==== Stored data

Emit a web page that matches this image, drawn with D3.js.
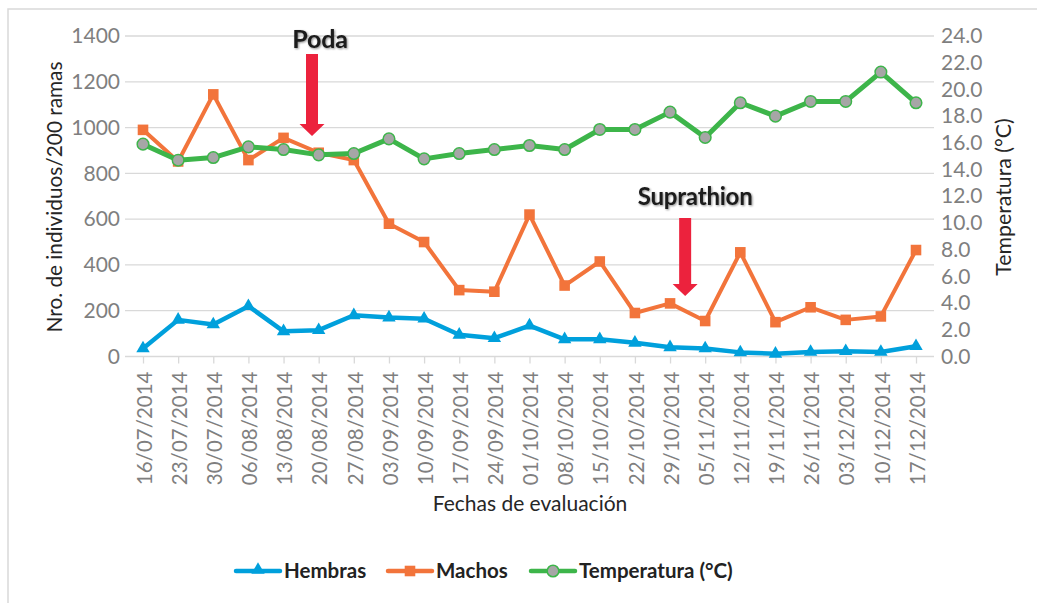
<!DOCTYPE html>
<html>
<head>
<meta charset="utf-8">
<script src="https://cdn.jsdelivr.net/npm/d3@7"></script>
<style>
  body { margin: 0; background: #fff; }
  svg { display: block; font-family: Lato, 'Open Sans', sans-serif; }
</style>
</head>
<body>
<svg id="chart" width="1037" height="603"></svg>
<script>
const fechas = ['16/07/2014', '23/07/2014', '30/07/2014', '06/08/2014', '13/08/2014', '20/08/2014',
  '27/08/2014', '03/09/2014', '10/09/2014', '17/09/2014', '24/09/2014', '01/10/2014', '08/10/2014',
  '15/10/2014', '22/10/2014', '29/10/2014', '05/11/2014', '12/11/2014', '19/11/2014', '26/11/2014',
  '03/12/2014', '10/12/2014', '17/12/2014'];
const hembras = [35, 160, 140, 220, 110, 115, 180, 170, 165, 95, 80, 135, 75, 75, 60, 40, 35,
  18, 12, 20, 23, 20, 45];
const machos = [990, 852, 1145, 858, 955, 890, 858, 580, 500, 290, 283, 620, 310, 415, 190, 232,
  155, 455, 150, 215, 160, 175, 465];
const temperatura = [15.9, 14.7, 14.9, 15.7, 15.5, 15.1, 15.2, 16.3, 14.8, 15.2, 15.5, 15.8, 15.5,
  17.0, 17.0, 18.3, 16.4, 19.0, 18.0, 19.1, 19.1, 21.3, 19.0];
const leftTicks = [0, 200, 400, 600, 800, 1000, 1200, 1400];
const rightTicks = [0, 2, 4, 6, 8, 10, 12, 14, 16, 18, 20, 22, 24];
const anotaciones = [
  { label: 'Poda', at: '20/08/2014', shift: -0.19 },
  { label: 'Suprathion', at: '29/10/2014', shift: 0.43 },
];

const AZUL = '#00a0dc';
const NARANJA = '#f2743b';
const VERDE = '#3db54a';
const GRIS = '#d9d9d9';

const svg = d3.select('#chart');
const plotTop = 36;
const plotBottom = 356.5;

const x = d3.scalePoint().domain(fechas).range([143, 916]);
const yL = d3.scaleLinear().domain([0, 1400]).range([plotBottom, plotTop]);
const yR = d3.scaleLinear().domain([0, 24]).range([plotBottom, plotTop]);

// chart frame (only top/left edges are visible)
svg.append('path')
  .attr('d', 'M8,603V9H1037')
  .attr('fill', 'none')
  .attr('stroke', GRIS)
  .attr('stroke-width', 1.5);

// gridlines
svg.append('g').selectAll('line')
  .data(leftTicks.slice(1))
  .enter().append('line')
  .attr('x1', 125).attr('x2', 934)
  .attr('y1', function(d) { return yL(d); })
  .attr('y2', function(d) { return yL(d); })
  .attr('stroke', GRIS)
  .attr('stroke-width', 1.3);

// bottom axis
const xAxis = svg.append('g')
  .attr('transform', 'translate(0,' + plotBottom + ')')
  .call(d3.axisBottom(x).tickSize(7).tickSizeOuter(0).tickPadding(0));
xAxis.select('.domain').attr('d', 'M125,0H934').attr('stroke', GRIS).attr('stroke-width', 1.5);
xAxis.selectAll('.tick line').attr('stroke', GRIS).attr('stroke-width', 1.3);
xAxis.selectAll('.tick text')
  .attr('transform', 'rotate(-90)')
  .attr('x', -15)
  .attr('y', 1)
  .attr('dy', '0.35em')
  .attr('text-anchor', 'end')
  .attr('fill', '#7f7f7f')
  .style('font-size', '20.5px')
  .style('font-family', 'Lato, sans-serif');

// left axis labels
const leftAxis = svg.append('g')
  .attr('transform', 'translate(120,0)')
  .call(d3.axisLeft(yL).tickValues(leftTicks).tickFormat(d3.format('d')).tickSize(0).tickPadding(0));
leftAxis.select('.domain').remove();
leftAxis.selectAll('text')
  .attr('fill', '#7f7f7f')
  .style('font-size', '21px')
  .style('font-family', 'Lato, sans-serif');

// right axis labels
const rightAxis = svg.append('g')
  .attr('transform', 'translate(941,0)')
  .call(d3.axisRight(yR).tickValues(rightTicks).tickFormat(d3.format('.1f')).tickSize(0).tickPadding(0));
rightAxis.select('.domain').remove();
rightAxis.selectAll('text')
  .attr('fill', '#7f7f7f')
  .style('font-size', '21px')
  .style('font-family', 'Lato, sans-serif');

// axis titles
svg.append('text')
  .attr('transform', 'translate(55,197) rotate(-90)')
  .attr('text-anchor', 'middle')
  .attr('dy', '0.35em')
  .attr('fill', '#262626')
  .style('font-size', '20.8px')
  .text('Nro. de individuos/200 ramas');
svg.append('text')
  .attr('transform', 'translate(1004,197) rotate(-90)')
  .attr('text-anchor', 'middle')
  .attr('dy', '0.35em')
  .attr('fill', '#262626')
  .style('font-size', '21.3px')
  .text('Temperatura (°C)');
svg.append('text')
  .attr('x', 530).attr('y', 504)
  .attr('text-anchor', 'middle')
  .attr('dy', '0.35em')
  .attr('fill', '#262626')
  .style('font-size', '21px')
  .text('Fechas de evaluación');

const triangle = d3.symbol().type(d3.symbolTriangle).size(78);
const square = d3.symbol().type(d3.symbolSquare).size(112);

function drawSeries(values, yScale, color, width) {
  const line = d3.line()
    .x(function(d, i) { return x(fechas[i]); })
    .y(function(d) { return yScale(d); });
  svg.append('path')
    .datum(values)
    .attr('d', line)
    .attr('fill', 'none')
    .attr('stroke', color)
    .attr('stroke-width', width)
    .attr('stroke-linejoin', 'round');
  return svg.append('g').selectAll('.m')
    .data(values)
    .enter();
}

drawSeries(hembras, yL, AZUL, 4.5).append('path')
  .attr('transform', function(d, i) { return 'translate(' + x(fechas[i]) + ',' + yL(d) + ')'; })
  .attr('d', triangle)
  .attr('fill', AZUL);

drawSeries(machos, yL, NARANJA, 4).append('path')
  .attr('transform', function(d, i) { return 'translate(' + x(fechas[i]) + ',' + yL(d) + ')'; })
  .attr('d', square)
  .attr('fill', NARANJA);

drawSeries(temperatura, yR, VERDE, 5).append('circle')
  .attr('cx', function(d, i) { return x(fechas[i]); })
  .attr('cy', function(d) { return yR(d); })
  .attr('r', 5.8)
  .attr('fill', '#a6a6a6')
  .attr('stroke', VERDE)
  .attr('stroke-width', 1.5);

// annotations with arrows
const defs = svg.append('defs');
const blur = defs.append('filter').attr('id', 'sombra').attr('x', '-10%').attr('y', '-20%')
  .attr('width', '120%').attr('height', '150%');
blur.append('feGaussianBlur').attr('in', 'SourceAlpha').attr('stdDeviation', 1).attr('result', 'b');
blur.append('feOffset').attr('in', 'b').attr('dx', 0.5).attr('dy', 0.5).attr('result', 'o');
blur.append('feComponentTransfer').attr('in', 'o').attr('result', 's')
  .append('feFuncA').attr('type', 'linear').attr('slope', 0.45);
const merge = blur.append('feMerge');
merge.append('feMergeNode').attr('in', 's');
merge.append('feMergeNode').attr('in', 'SourceGraphic');

// Poda sits at the top of the plot, Suprathion just above the 600 gridline
const layout = {
  Poda: { textDx: 8, textY: 48, top: 54, tip: 136, size: 25 },
  Suprathion: { textDx: 10, textY: 205, top: 218, tip: 296, size: 24 },
};
anotaciones.forEach(function(a) {
  const p = layout[a.label];
  const cx = x(a.at) + a.shift * x.step();
  svg.append('text')
    .attr('x', cx + p.textDx)
    .attr('y', p.textY)
    .attr('text-anchor', 'middle')
    .attr('fill', '#1a1a1a')
    .attr('filter', 'url(#sombra)')
    .style('font-weight', 'bold')
    .style('font-size', p.size + 'px')
    .style('letter-spacing', '-0.2px')
    .text(a.label);
  const head = p.tip - 12;
  svg.append('path')
    .attr('d', 'M' + (cx - 6) + ',' + p.top + 'H' + (cx + 6) + 'V' + head + 'H' + (cx + 12.5)
      + 'L' + cx + ',' + p.tip + 'L' + (cx - 12.5) + ',' + head + 'H' + (cx - 6) + 'Z')
    .attr('fill', '#ec223d');
});

// legend
const leyenda = [
  { label: 'Hembras', color: AZUL, x0: 236, marker: 'tri' },
  { label: 'Machos', color: NARANJA, x0: 388, marker: 'sq' },
  { label: 'Temperatura (°C)', color: VERDE, x0: 531, marker: 'circ' },
];
const ly = 571;
leyenda.forEach(function(l) {
  const g = svg.append('g');
  g.append('line')
    .attr('x1', l.x0).attr('x2', l.x0 + 44)
    .attr('y1', ly).attr('y2', ly)
    .attr('stroke', l.color)
    .attr('stroke-width', 4.5)
    .attr('stroke-linecap', 'round');
  const mx = l.x0 + 22;
  if (l.marker === 'tri') {
    g.append('path').attr('transform', 'translate(' + mx + ',' + (ly - 1) + ')')
      .attr('d', triangle).attr('fill', l.color);
  } else if (l.marker === 'sq') {
    g.append('path').attr('transform', 'translate(' + mx + ',' + ly + ')')
      .attr('d', square).attr('fill', l.color);
  } else {
    g.append('circle').attr('cx', mx).attr('cy', ly).attr('r', 5.8)
      .attr('fill', '#a6a6a6').attr('stroke', l.color).attr('stroke-width', 1.5);
  }
  g.append('text')
    .attr('x', l.x0 + 48).attr('y', ly)
    .attr('dy', '0.36em')
    .attr('fill', '#222')
    .style('font-weight', 'bold')
    .style('font-size', '20.5px')
    .text(l.label);
});
</script>
</body>
</html>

========

◆ Short exercise ◆
Show all lines from the listing above in which "with" appears.

◆ Completed task ◆
Emit a web page that matches this image, drawn with D3.js.
// annotations with arrows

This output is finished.